High blood pressure, and high cholesterol are adaptations by the body to the problem of insufficient water. A shortage of water in the body is first handled by closing off some capillaries. When this happens the areas served by those capillaries can then become unhealthy or diseased in some way. When these capillary networks are closed down, they provide an obstacle to the movement of blood and the blood pressure must go higher to push through the area. When the water shortage is greater than can be accommodated by a shut-off of some of the capillaries, then the shortage of water is made up from the liquid in the arteries. About 65% of the water shortage is taken from water inside the cells. These cells become dehydrated. Dehydrated cells become diseased much more easily than cells hydrated with the proper amount of water.
About 25% of the water shortage is taken from the water outside the cells. This reduction in water means that the blood becomes thicker. Thicker blood needs to be pushed harder to move it along - high blood pressure.

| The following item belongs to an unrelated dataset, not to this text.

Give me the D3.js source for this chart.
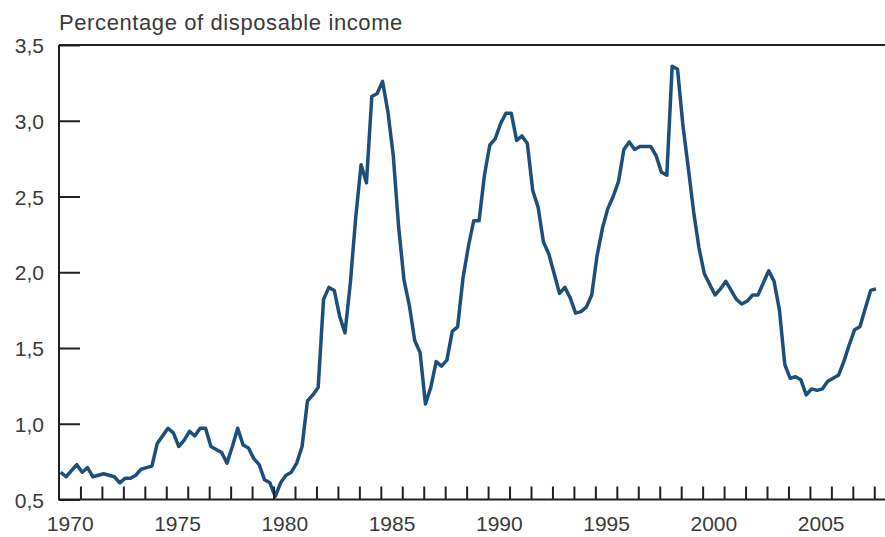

heart disease and blood pressure
About 10% of the water shortage is taken from the volume of liquid moving through the arteries. When there is a smaller volume of blood in the arteries, the arteries MUST get smaller to avoid air pockets from being formed. Smaller tubes require a higher blood pressure to push the supply of blood needed by the body.

So, 2 of the areas where the body takes water during a shortage will cause an increase in blood pressure.